In Amerikaanse steden viel zijn scherpe oog op fenomenen die wij toen nauwelijks kenden, onder meer "joggers":

«Les primitifs désespérés se suicidaient en nageant au large jusqu’au bout de leurs forces, le jogger se suicide en faisant des aller et retour sur le rivage. Ses yeux sont hagards, la salive lui coule de la bouche, ne l’arrêtez pas, il vous frapperait, ou il continuerait de danser devant vous comme un possédé.
La seule détresse comparable est celle de l’homme qui mange seul debout en pleine ville.»
Wanhopige primitieven pleegden zelfmoord door in open zee weg te zwemmen tot hun krachten ten einde liepen, de jogger pleegt zelfmoord door aan de oever heen en weer te lopen. Zijn ogen staan wild, speeksel loopt hem uit de mond, hou hem niet staande want hij zou u slaan, of als een bezetene voor u blijven dansen.
De enige vergelijkbare ellende, is die van de man die in volle stad alleen en al rechtstaande eet.

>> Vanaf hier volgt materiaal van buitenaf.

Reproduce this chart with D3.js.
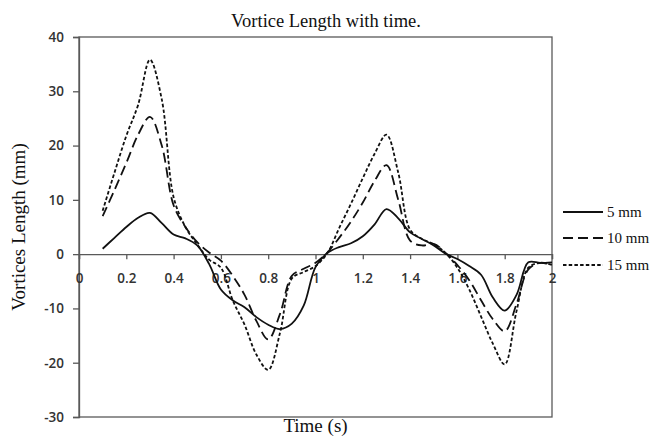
<!DOCTYPE html>
<html><head><meta charset="utf-8">
<script src="https://cdn.jsdelivr.net/npm/d3@7/dist/d3.min.js"></script>
<style>body{margin:0;background:#fff}svg{display:block}</style>
</head><body>
<svg id="chart" width="655" height="437"></svg>
<script>
const time = [0.10,0.15,0.20,0.25,0.30,0.35,0.40,0.45,0.50,0.55,0.60,0.65,0.70,0.75,0.80,0.85,0.90,0.95,1.00,
              1.05,1.10,1.15,1.20,1.25,1.30,1.35,1.40,1.45,1.50,1.55,1.60,1.65,1.70,1.75,1.80,1.85,1.90,1.95,2.00];
const mm5  = [1,3,5,6.7,7.6,5.7,3.6,2.9,1.6,-1.8,-6.5,-8.5,-9.8,-11.6,-13,-13.8,-12.8,-9.5,-2.4,
              0.2,1.3,2,3.3,5.5,8.3,6.6,4,2.8,1.6,0.1,-0.9,-2.2,-3.8,-8,-10.4,-7.5,-1.5,-1.6,-1.5];
const mm10 = [7,11.8,16.8,22,25.3,20,9,5,2.2,0.3,-1.2,-4,-7.5,-12.3,-15.7,-11,-4,-2.7,-1.6,
              0.3,3,6,9.5,13.5,16.4,10,2.5,1.6,1.9,0.2,-2,-4.8,-8.5,-12,-14.2,-9.2,-2.8,-1.6,-2];
const mm15 = [8,15,21.8,27.5,35.8,28.5,10.5,5,1.8,-1,-2.5,-8.5,-13,-18.5,-21.3,-14.5,-4.5,-3.3,-2.2,
              0.2,4.8,9.3,14,18.5,22,15,4.5,2.8,1.8,0.2,-2.5,-6.5,-11.5,-16.5,-20.3,-10.5,-2.5,-1.6,-2];
const seriesNames = ["5 mm","10 mm","15 mm"];
const xTicks = [0,0.2,0.4,0.6,0.8,1,1.2,1.4,1.6,1.8,2];
const yTicks = [-30,-20,-10,0,10,20,30,40];

const svg = d3.select("#chart");
const L=79, R=552, T=37, B=417;
const x = d3.scaleLinear().domain([0,2]).range([L,R]);
const y = d3.scaleLinear().domain([-30,40]).range([B,T]);
const axisColor = "#595959";
const numFont = "'Open Sans', sans-serif";
const serif = "'Liberation Serif', 'DejaVu Serif', serif";

// frame
svg.append("rect").attr("x",L).attr("y",T).attr("width",R-L).attr("height",B-T)
  .attr("fill","none").attr("stroke",axisColor).attr("stroke-width",1.3);

// y axis
const yAxis = svg.append("g").attr("transform",`translate(${L},0)`)
  .call(d3.axisLeft(y).tickValues(yTicks).tickSize(6).tickPadding(9).tickFormat(d=>String(d)));
yAxis.select(".domain").attr("stroke",axisColor).attr("stroke-width",1.3);
yAxis.selectAll(".tick line").attr("stroke",axisColor).attr("stroke-width",1.3);
yAxis.selectAll("text").attr("font-family",numFont).attr("font-size",13.5).attr("font-weight",600).attr("fill","#333");

// x axis at zero
const xAxis = svg.append("g").attr("transform",`translate(0,${y(0)})`)
  .call(d3.axisBottom(x).tickValues(xTicks).tickSize(5).tickPadding(14).tickFormat(d=>String(d)));
xAxis.select(".domain").attr("stroke",axisColor).attr("stroke-width",1.3);
xAxis.selectAll(".tick line").attr("stroke",axisColor).attr("stroke-width",1.3);
xAxis.selectAll("text").attr("font-family",numFont).attr("font-size",13.5).attr("font-weight",600).attr("fill","#333");

// lines
const dashes = [null,"10,5","3.5,2.2"];
const allSeries = [mm5,mm10,mm15];
const line = d3.line().x((d,i)=>x(time[i])).y(d=>y(d)).curve(d3.curveCatmullRom.alpha(0.5));
allSeries.forEach((s,k)=>{
  svg.append("path").datum(s).attr("d",line).attr("fill","none")
    .attr("stroke","#111").attr("stroke-width",1.8)
    .attr("stroke-dasharray",dashes[k]);
});

// title & labels
svg.append("text").attr("x",326).attr("y",27).attr("text-anchor","middle")
  .attr("font-family",serif).attr("font-size",18.5).attr("fill","#111").text("Vortice Length with time.");
svg.append("text").attr("transform",`translate(25,${(T+B)/2}) rotate(-90)`).attr("text-anchor","middle")
  .attr("font-family",serif).attr("font-size",19).attr("fill","#111").text("Vortices Length (mm)");
svg.append("text").attr("x",(L+R)/2).attr("y",432).attr("text-anchor","middle")
  .attr("font-family",serif).attr("font-size",19).attr("fill","#111").text("Time (s)");

// legend
const legY = [212,238,265];
seriesNames.forEach((n,k)=>{
  svg.append("line").attr("x1",563).attr("x2",603).attr("y1",legY[k]).attr("y2",legY[k])
    .attr("stroke","#111").attr("stroke-width",1.8).attr("stroke-dasharray",dashes[k]);
  svg.append("text").attr("x",607).attr("y",legY[k]+5).attr("font-family",serif)
    .attr("font-size",15).attr("fill","#111").text(n);
});
</script>
</body></html>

En Baudrillard merkte er ook de aanzet tot een soort feminisme dat wij vandaag overal zien, en dat hij als overgevoelig beschrijft:

«Un clin d’œil, un geste, une mise en scène — tout est viol puisque tout est signe. Le moindre signe est une prémisse de détournement. Tel est aussi l’imaginaire féministe: pas de différence entre viol et séduction, toute avance de l’autre est une promiscuité inacceptable.»
Een knipoog, een gebaar, een toneeltje – alles is verkrachting want alles is een teken. [van huis uit is Baudrillard germanist en vertaler, en hier denkt hij misschien aan Hegel: Das Wort ist der Mord am Ding.] Het minste teken is een aanzet tot verdraaiing. Zo werkt de feministische verbeelding ook: geen onderscheid tussen verkrachting en verleiding, elke avance van de ander is een onaanvaardbare promiscuïteit.

2 opmerkingen:

Marjorie Hoefmans zei

Het Symbool dat de moord van het ding is komt van Lacan, bij Hegel is het Wort der Mord am Ding.
Gezien het tijdsverschil is het Lacan die waarschijnlijk leentjebuur speelt.

Marc Vanfraechem zei

Juist, ik heb het verbeterd, Marjorie. Bedankt.